(Written problem)
Tally the lines that contain "with" and report the total alone.

(Information provided)
BEGIN

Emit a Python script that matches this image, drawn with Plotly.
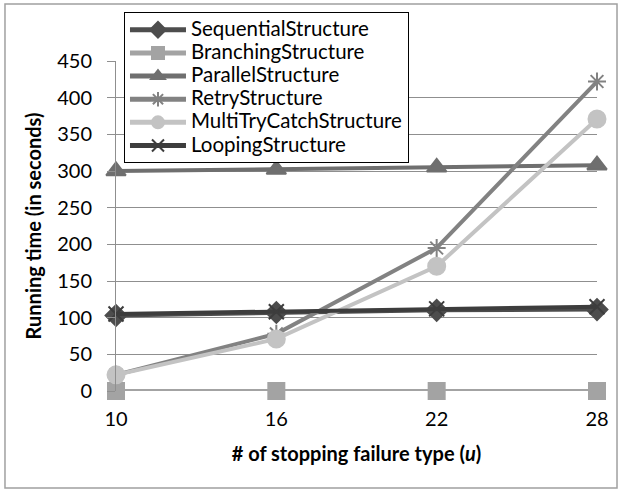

END
BEGIN

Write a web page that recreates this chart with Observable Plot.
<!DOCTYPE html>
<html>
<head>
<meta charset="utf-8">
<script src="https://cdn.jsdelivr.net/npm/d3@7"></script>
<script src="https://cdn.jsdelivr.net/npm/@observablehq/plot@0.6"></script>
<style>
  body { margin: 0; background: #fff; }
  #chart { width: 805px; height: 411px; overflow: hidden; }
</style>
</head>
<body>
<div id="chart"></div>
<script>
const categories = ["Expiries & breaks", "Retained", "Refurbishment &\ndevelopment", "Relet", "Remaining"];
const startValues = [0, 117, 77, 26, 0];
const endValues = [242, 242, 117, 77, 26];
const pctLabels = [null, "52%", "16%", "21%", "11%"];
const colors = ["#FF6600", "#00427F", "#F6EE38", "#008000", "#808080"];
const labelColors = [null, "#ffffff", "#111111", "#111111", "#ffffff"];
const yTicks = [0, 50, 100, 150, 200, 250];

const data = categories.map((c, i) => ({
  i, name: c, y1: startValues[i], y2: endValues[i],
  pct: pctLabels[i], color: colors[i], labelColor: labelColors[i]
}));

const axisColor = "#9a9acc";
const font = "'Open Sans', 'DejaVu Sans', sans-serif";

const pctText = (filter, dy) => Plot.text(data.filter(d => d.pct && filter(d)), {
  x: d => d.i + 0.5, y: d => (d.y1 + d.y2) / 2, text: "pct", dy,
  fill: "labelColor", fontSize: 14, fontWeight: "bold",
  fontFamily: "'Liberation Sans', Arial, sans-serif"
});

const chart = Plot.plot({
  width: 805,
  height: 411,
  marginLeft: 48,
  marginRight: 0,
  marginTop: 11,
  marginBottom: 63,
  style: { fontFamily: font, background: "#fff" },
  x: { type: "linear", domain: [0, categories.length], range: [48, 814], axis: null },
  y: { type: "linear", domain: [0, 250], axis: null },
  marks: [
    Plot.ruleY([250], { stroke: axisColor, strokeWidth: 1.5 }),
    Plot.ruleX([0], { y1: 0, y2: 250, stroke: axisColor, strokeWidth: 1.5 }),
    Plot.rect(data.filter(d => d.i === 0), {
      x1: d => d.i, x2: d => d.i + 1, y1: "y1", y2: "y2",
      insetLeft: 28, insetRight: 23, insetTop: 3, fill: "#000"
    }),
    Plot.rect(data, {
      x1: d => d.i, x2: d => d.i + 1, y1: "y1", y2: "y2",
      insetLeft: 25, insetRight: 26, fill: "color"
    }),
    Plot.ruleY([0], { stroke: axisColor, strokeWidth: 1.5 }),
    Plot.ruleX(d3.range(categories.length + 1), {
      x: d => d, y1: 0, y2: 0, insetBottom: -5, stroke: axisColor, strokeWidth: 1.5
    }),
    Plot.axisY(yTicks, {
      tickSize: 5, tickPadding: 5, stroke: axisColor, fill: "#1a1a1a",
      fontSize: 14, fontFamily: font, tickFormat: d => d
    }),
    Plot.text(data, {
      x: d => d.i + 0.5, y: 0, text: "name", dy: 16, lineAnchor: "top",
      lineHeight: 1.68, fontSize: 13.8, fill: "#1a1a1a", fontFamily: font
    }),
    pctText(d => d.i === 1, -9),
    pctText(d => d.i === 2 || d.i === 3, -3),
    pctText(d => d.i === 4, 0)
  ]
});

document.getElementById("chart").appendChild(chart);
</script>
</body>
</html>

END

(Solution for this task)
2